Ultimately the Innovation Initiative collected over 3,500 ideas from VA employees over the course of two weeks. Winners were selected and those winners will receive funds to implement their proposed changes. What may be more exciting than the funding is that over half of the winning ideas won't receive money because they don't even need it. They are simple policy changes that will allow the Department to function more efficiently while simultaneously saving tax payer dollars.
In the course of our exchange on the Innovation Initiative, something happened that I think is worth highlighting. At one point, there a was knock on the door of our conference room and a senior Department leader, who shall remain nameless but who's position requires Senate confirmation, entered. The leader was scheduled to use the room at the time and asked if we were about finished. Dr. Levin told him no, we would need some more time. Now, I don't know if I'm reading too much into that, but to me, it speaks volumes about the importance the VA placed on our visit that the CTO told a leader at that level that he'd have to wait his turn.

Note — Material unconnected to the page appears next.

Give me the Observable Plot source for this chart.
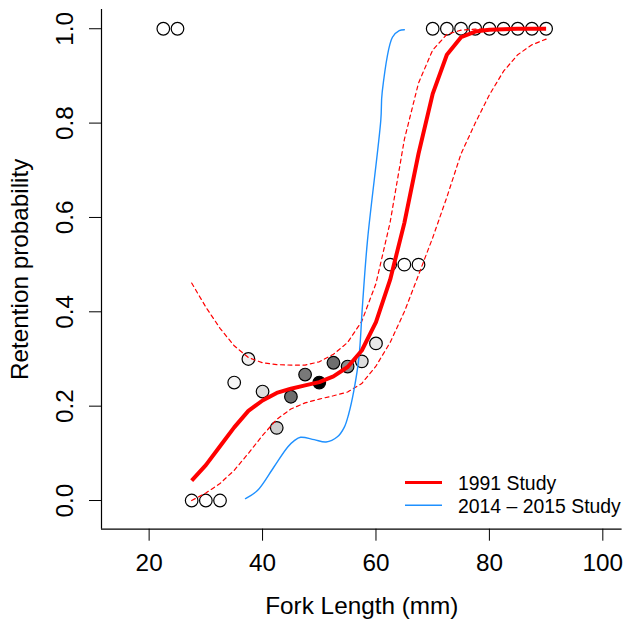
<!DOCTYPE html>
<html>
<head>
<meta charset="utf-8">
<script src="https://cdn.jsdelivr.net/npm/d3@7"></script>
<script src="https://cdn.jsdelivr.net/npm/@observablehq/plot@0.6"></script>
<style>
  body { margin: 0; background: #fff; }
  #wrap { position: relative; width: 625px; height: 624px; font-family: "Liberation Sans", Arial, Helvetica, sans-serif; }
  #legend { position: absolute; left: 0; top: 0; pointer-events: none; }
</style>
</head>
<body>
<div id="wrap"></div>
<script>
// ---- Observed retention proportions (1991 study) ----
const obsLength    = [22.5, 25, 27.5, 30, 32.5, 35, 37.5, 40, 42.5, 45, 47.5, 50, 52.5, 55, 57.5, 60, 62.5, 65, 67.5, 70, 72.5, 75, 77.5, 80, 82.5, 85, 87.5, 90];
const obsRetention = [1, 1, 0, 0, 0, 0.25, 0.3, 0.231, 0.154, 0.22, 0.267, 0.25, 0.292, 0.284, 0.295, 0.333, 0.5, 0.5, 0.5, 1, 1, 1, 1, 1, 1, 1, 1, 1];
// relative weight (shown as grey darkness of the point)
const obsWeight    = [0, 0, 0, 0, 0, 0.04, 0.06, 0.13, 0.2, 0.57, 0.53, 1, 0.57, 0.45, 0.13, 0.09, 0, 0, 0, 0, 0, 0, 0, 0, 0, 0, 0, 0];

// ---- 1991 fitted curve with confidence band ----
const fitLength = [27.5, 30, 32.5, 35, 37.5, 40, 42.5, 45, 47.5, 50, 52.5, 55, 57.5, 60, 62.5, 65, 67.5, 70, 72.5, 75, 77.5, 80, 82.5, 85, 87.5, 90];
const fit1991   = [0.042, 0.075, 0.115, 0.155, 0.19, 0.212, 0.228, 0.237, 0.244, 0.251, 0.263, 0.283, 0.318, 0.378, 0.468, 0.588, 0.735, 0.862, 0.945, 0.982, 0.994, 0.998, 0.999, 1, 1, 1];
const upper1991 = [0.461, 0.41, 0.365, 0.328, 0.303, 0.292, 0.288, 0.287, 0.287, 0.294, 0.31, 0.335, 0.38, 0.46, 0.59, 0.765, 0.885, 0.955, 0.988, 0.997, 0.999, 1, 1, 1, 1, 1];
const lower1991 = [0.0, 0.016, 0.036, 0.064, 0.1, 0.138, 0.172, 0.194, 0.207, 0.215, 0.222, 0.23, 0.248, 0.285, 0.335, 0.40, 0.478, 0.557, 0.643, 0.735, 0.80, 0.86, 0.91, 0.945, 0.966, 0.978];

// ---- 2014 - 2015 fitted curve ----
const length2014 = [37.0, 39.1, 42.0, 44.4, 45.6, 46.7, 49.1, 51.2, 53.2, 54.4, 55.2, 56.1, 57.0, 57.6, 58.5, 60.85, 61.1, 62.9, 64.1, 65.0];
const fit2014    = [0.004, 0.021, 0.071, 0.113, 0.127, 0.134, 0.129, 0.124, 0.135, 0.155, 0.184, 0.233, 0.304, 0.41, 0.551, 0.806, 0.866, 0.982, 0.996, 0.998];

// ---- axes / legend text ----
const xTicks = [20, 40, 60, 80, 100];
const yTicks = [0, 0.2, 0.4, 0.6, 0.8, 1.0];
const xTitle = "Fork Length (mm)";
const yTitle = "Retention probability";
const legendLabels = ["1991 Study", "2014 \u2013 2015 Study"];
const legendColors = ["#ff0000", "#1e90ff"];
const legendWidths = [3.2, 1.4];

const xDomain = [11.6, 103.4];
const yDomain = [-0.0608, 1.0408];

// build tables from the arrays
const obs = obsLength.map((x, i) => ({x, y: obsRetention[i], w: obsWeight[i]}));
const fit = fitLength.map((x, i) => ({x, fit: fit1991[i], upper: upper1991[i], lower: lower1991[i]}));
const recent = length2014.map((x, i) => ({x, y: fit2014[i]}));

const fontFamily = '"Liberation Sans", Arial, Helvetica, sans-serif';
const fs = 24.3;

const chart = Plot.plot({
  width: 625,
  height: 624,
  marginLeft: 101,
  marginRight: 3.4,
  marginTop: 9,
  marginBottom: 95.3,
  style: {background: "#fff", fontFamily, color: "#000", overflow: "visible"},
  x: {domain: xDomain},
  y: {domain: yDomain},
  color: {type: "linear", domain: [0, 1], range: ["#ffffff", "#000000"], interpolate: "rgb"},
  marks: [
    // L-shaped box
    Plot.ruleX([xDomain[0]], {stroke: "#000", strokeWidth: 1.2}),
    Plot.ruleY([yDomain[0]], {stroke: "#000", strokeWidth: 1.2}),
    // axes
    Plot.axisX(xTicks, {tickSize: 12, tickPadding: 12.5, fontSize: fs, label: null, tickFormat: d => String(d)}),
    Plot.axisY(yTicks, {tickSize: 12, tickFormat: () => "", label: null}),
    Plot.text(yTicks, {y: d => d, text: d => d3.format(".1f")(d), frameAnchor: "left", rotate: -90,
      textAnchor: "middle", lineAnchor: "bottom", dx: -29, fontSize: fs, fill: "#000"}),
    Plot.text([yTitle], {text: d => d, frameAnchor: "left", rotate: -90,
      textAnchor: "middle", lineAnchor: "bottom", dx: -74, fontSize: fs, fill: "#000"}),
    Plot.text([xTitle], {text: d => d, frameAnchor: "bottom", lineAnchor: "bottom", dy: 85, fontSize: fs, fill: "#000"}),
    // observed points
    Plot.dot(obs, {x: "x", y: "y", r: 6.3, fill: "w", stroke: "#000", strokeWidth: 1.2}),
    // confidence band
    Plot.line(fit, {x: "x", y: "upper", stroke: "#ff0000", strokeWidth: 1.2, strokeDasharray: "4,3.5"}),
    Plot.line(fit, {x: "x", y: "lower", stroke: "#ff0000", strokeWidth: 1.2, strokeDasharray: "4,3.5"}),
    // 2014-2015 curve
    Plot.line(recent, {x: "x", y: "y", stroke: legendColors[1], strokeWidth: 1.4, curve: "catmull-rom"}),
    // 1991 fit
    Plot.line(fit, {x: "x", y: "fit", stroke: legendColors[0], strokeWidth: 4, strokeLinejoin: "round", strokeLinecap: "butt"})
  ]
});

const wrap = document.getElementById("wrap");
wrap.appendChild(chart);

// legend overlay (no box), bottom-right inside plot area
const leg = d3.select(wrap).append("svg")
  .attr("id", "legend")
  .attr("width", 625).attr("height", 624);
const rows = leg.selectAll("g").data(legendLabels).join("g")
  .attr("transform", (d, i) => `translate(0, ${482.5 + i * 22.8})`);
rows.append("line")
  .attr("x1", 405).attr("x2", 442).attr("y1", 0).attr("y2", 0)
  .attr("stroke", (d, i) => legendColors[i])
  .attr("stroke-width", (d, i) => legendWidths[i]);
rows.append("text")
  .attr("x", 458).attr("y", 7.3)
  .attr("font-family", fontFamily)
  .attr("font-size", 19.4)
  .attr("fill", "#000")
  .text(d => d);
</script>
</body>
</html>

Our final question for Dr. Levin involved the process of records migration from DoD to VA. As I told the CTO, it seems pretty silly to me and a lot of other Vets than one executive agency has all the information about where we served and for how long, yet when we go to another agency to get benefits we are charged with an inordinate amount of red tape to document that service in order to obtain benefits we've earned. Dr. Levin described stream lining that process as "the other 100 percent of [his] job." As he informed us, VA understands the frustration, and is spending millions of dollars to allow Veterans to integrate records between organizations the same way we already do with banking and car insurance. Doing so is a top priority of the Department and they have set a goal for national roll out in 2012.
Needless to say, Kate and I came away with a very different picture of the Department of Veterans' Affairs from the one with which we entered that building. The Department is a valuable institution that is well aware of the problems with its processes and reputation in the past. It is a department that is chocked full of dedicated public servants, many of them Veterans themselves, who work diligently day in and day out with a deep passion for serving Veterans. Moreover, the Department bears a deep concern for not just improving the lives of Vets, but for ensuring that Vets know that communication with VA is not a one way street.
And that's really the most important facet of this story. All of the institutional improvements only become possible with open lines of two-way communication. The fact that an agency, which was once thought to be a malicious beast in a bureaucratic dungeon, is taking the lead amongst all executive departments by allowing bloggers such unprecedented access speaks volumes to the commitment the VA has to its Veterans. Personally, as a Veteran, I take pride in the fact that the department that serves our community exclusively has become the standard bearer for interaction between citizens and government.